▸ **REQUIREMENTS**: Reproduce the lines of the material exactly, excluding every image.

─── DATA SHOWN ───

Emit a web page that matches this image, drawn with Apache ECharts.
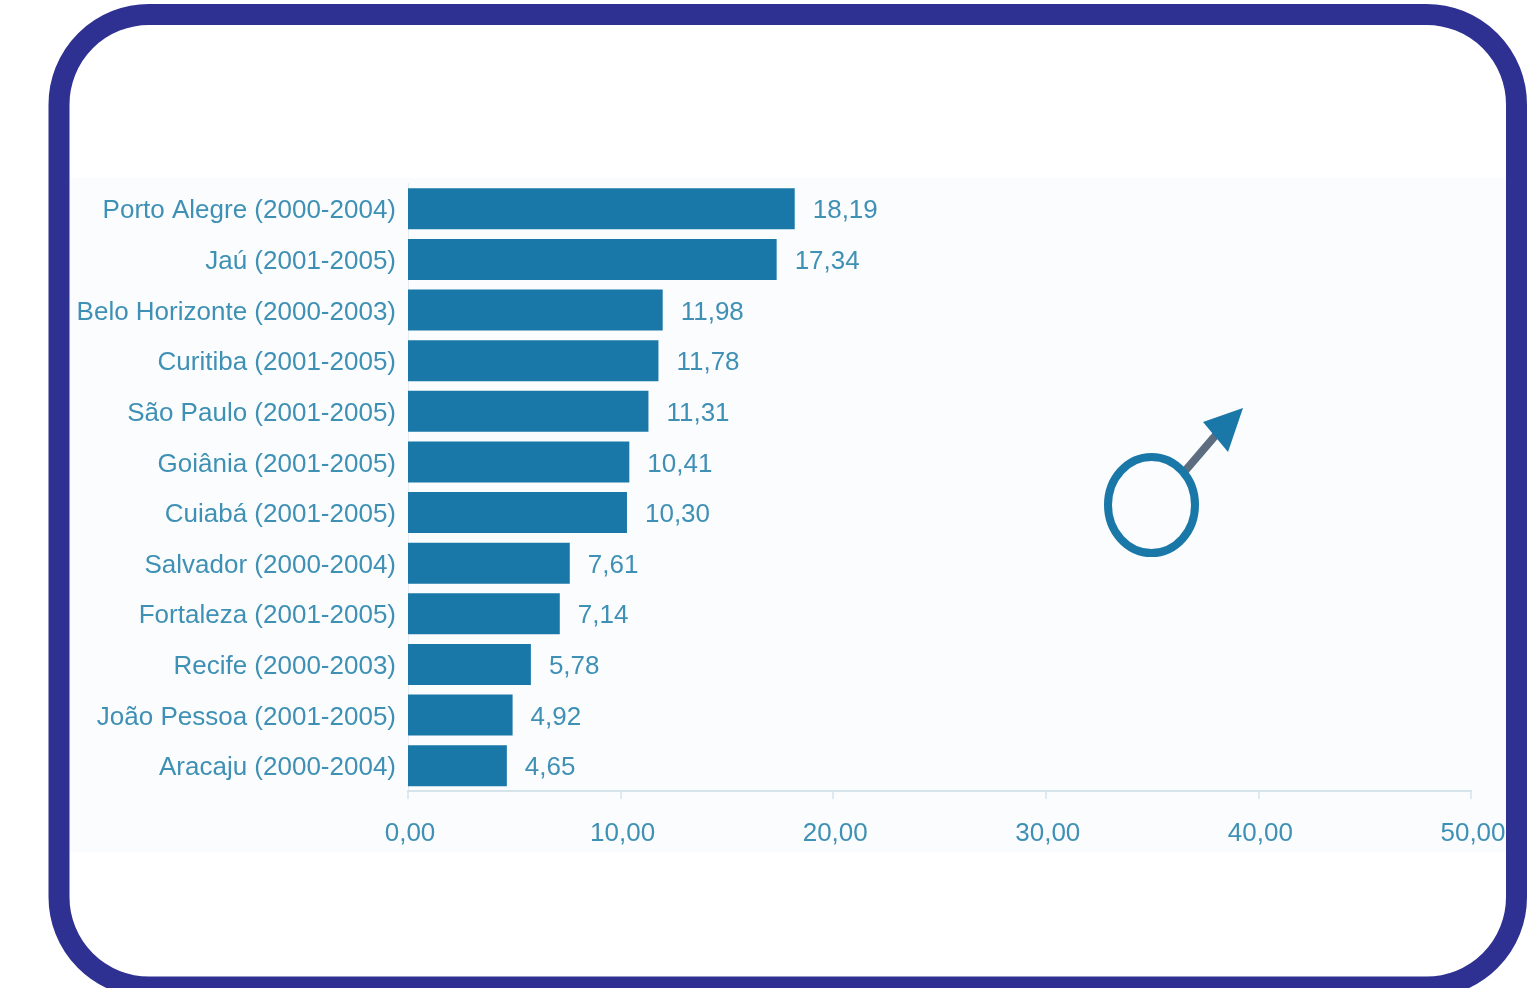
<!DOCTYPE html>
<html>
<head>
<meta charset="utf-8">
<style>html,body{margin:0;padding:0;background:#fff}#c{width:1532px;height:988px}</style>
<script src="https://cdn.jsdelivr.net/npm/echarts@6/dist/echarts.min.js"></script>
</head>
<body>
<div id="c"></div>
<script>
const cities = ['Porto Alegre (2000-2004)','Jaú (2001-2005)','Belo Horizonte (2000-2003)','Curitiba (2001-2005)','São Paulo (2001-2005)','Goiânia (2001-2005)','Cuiabá (2001-2005)','Salvador (2000-2004)','Fortaleza (2001-2005)','Recife (2000-2003)','João Pessoa (2001-2005)','Aracaju (2000-2004)'];
const rates = [18.19,17.34,11.98,11.78,11.31,10.41,10.30,7.61,7.14,5.78,4.92,4.65];
const barColor = '#1a78a8';
const textColor = '#3f90b5';
const font = '"Liberation Sans", Arial, sans-serif';
const comma = v => v.toFixed(2).replace('.', ',');

const chart = echarts.init(document.getElementById('c'), null, {renderer: 'canvas'});
chart.setOption({
  animation: false,
  backgroundColor: '#ffffff',
  grid: {left: 408, top: 183.5, width: 1063, height: 607.5, containLabel: false},
  xAxis: {
    type: 'value', min: 0, max: 50, interval: 10,
    splitLine: {show: false},
    axisLine: {show: true, lineStyle: {color: '#d5e3ea', width: 2}},
    axisTick: {show: true, length: 8, lineStyle: {color: '#d5e3ea', width: 1.5}},
    axisLabel: {
      margin: 30, padding: [0, 0, 0, 4], color: textColor, fontFamily: font, fontSize: 26,
      hideOverlap: false, showMinLabel: true, showMaxLabel: true,
      formatter: v => comma(v)
    }
  },
  yAxis: {
    type: 'category', inverse: true, data: cities,
    axisLine: {show: true, lineStyle: {color: '#e6edf1', width: 1}},
    axisTick: {show: false},
    axisLabel: {margin: 12, verticalAlign: 'top', lineHeight: 5, color: textColor, fontFamily: font, fontSize: 26, interval: 0}
  },
  series: [{
    type: 'bar', data: rates, barWidth: 41,
    itemStyle: {color: barColor},
    label: {
      show: true, position: 'right', distance: 18, offset: [0, 2.5],
      color: textColor, fontFamily: font, fontSize: 26,
      formatter: p => comma(p.value)
    }
  }],
  graphic: {elements: [
    // pale panel behind the plot
    {type: 'rect', z: -10, silent: true, shape: {x: 70, y: 178, width: 1436, height: 674},
     style: {fill: '#fbfcfd'}},
    // rounded border
    {type: 'rect', z: 100, silent: true, shape: {x: 59, y: 14.5, width: 1457.5, height: 972.5, r: 90},
     style: {fill: 'none', stroke: '#2e3192', lineWidth: 21}},
    // male symbol: ring, shaft, arrow head
    {type: 'line', z: 50, silent: true, shape: {x1: 1185, y1: 471, x2: 1221, y2: 429},
     style: {stroke: '#5d6d80', lineWidth: 8}},
    {type: 'ellipse', z: 51, silent: true, shape: {cx: 1151.5, cy: 505, rx: 43.5, ry: 48},
     style: {fill: 'none', stroke: barColor, lineWidth: 8}},
    {type: 'polygon', z: 51, silent: true, shape: {points: [[1243,408],[1203,422],[1228,452]]},
     style: {fill: barColor}}
  ]}
});
</script>
</body>
</html>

───

▸ **SOLUTION TO THIS EXERCISE**:
Emit a web page that matches this image, drawn with Apache ECharts.
<!DOCTYPE html>
<html>
<head>
<meta charset="utf-8">
<style>html,body{margin:0;padding:0;background:#fff}#c{width:1532px;height:988px}</style>
<script src="https://cdn.jsdelivr.net/npm/echarts@6/dist/echarts.min.js"></script>
</head>
<body>
<div id="c"></div>
<script>
const cities = ['Porto Alegre (2000-2004)','Jaú (2001-2005)','Belo Horizonte (2000-2003)','Curitiba (2001-2005)','São Paulo (2001-2005)','Goiânia (2001-2005)','Cuiabá (2001-2005)','Salvador (2000-2004)','Fortaleza (2001-2005)','Recife (2000-2003)','João Pessoa (2001-2005)','Aracaju (2000-2004)'];
const rates = [18.19,17.34,11.98,11.78,11.31,10.41,10.30,7.61,7.14,5.78,4.92,4.65];
const barColor = '#1a78a8';
const textColor = '#3f90b5';
const font = '"Liberation Sans", Arial, sans-serif';
const comma = v => v.toFixed(2).replace('.', ',');

const chart = echarts.init(document.getElementById('c'), null, {renderer: 'canvas'});
chart.setOption({
  animation: false,
  backgroundColor: '#ffffff',
  grid: {left: 408, top: 183.5, width: 1063, height: 607.5, containLabel: false},
  xAxis: {
    type: 'value', min: 0, max: 50, interval: 10,
    splitLine: {show: false},
    axisLine: {show: true, lineStyle: {color: '#d5e3ea', width: 2}},
    axisTick: {show: true, length: 8, lineStyle: {color: '#d5e3ea', width: 1.5}},
    axisLabel: {
      margin: 30, padding: [0, 0, 0, 4], color: textColor, fontFamily: font, fontSize: 26,
      hideOverlap: false, showMinLabel: true, showMaxLabel: true,
      formatter: v => comma(v)
    }
  },
  yAxis: {
    type: 'category', inverse: true, data: cities,
    axisLine: {show: true, lineStyle: {color: '#e6edf1', width: 1}},
    axisTick: {show: false},
    axisLabel: {margin: 12, verticalAlign: 'top', lineHeight: 5, color: textColor, fontFamily: font, fontSize: 26, interval: 0}
  },
  series: [{
    type: 'bar', data: rates, barWidth: 41,
    itemStyle: {color: barColor},
    label: {
      show: true, position: 'right', distance: 18, offset: [0, 2.5],
      color: textColor, fontFamily: font, fontSize: 26,
      formatter: p => comma(p.value)
    }
  }],
  graphic: {elements: [
    // pale panel behind the plot
    {type: 'rect', z: -10, silent: true, shape: {x: 70, y: 178, width: 1436, height: 674},
     style: {fill: '#fbfcfd'}},
    // rounded border
    {type: 'rect', z: 100, silent: true, shape: {x: 59, y: 14.5, width: 1457.5, height: 972.5, r: 90},
     style: {fill: 'none', stroke: '#2e3192', lineWidth: 21}},
    // male symbol: ring, shaft, arrow head
    {type: 'line', z: 50, silent: true, shape: {x1: 1185, y1: 471, x2: 1221, y2: 429},
     style: {stroke: '#5d6d80', lineWidth: 8}},
    {type: 'ellipse', z: 51, silent: true, shape: {cx: 1151.5, cy: 505, rx: 43.5, ry: 48},
     style: {fill: 'none', stroke: barColor, lineWidth: 8}},
    {type: 'polygon', z: 51, silent: true, shape: {points: [[1243,408],[1203,422],[1228,452]]},
     style: {fill: barColor}}
  ]}
});
</script>
</body>
</html>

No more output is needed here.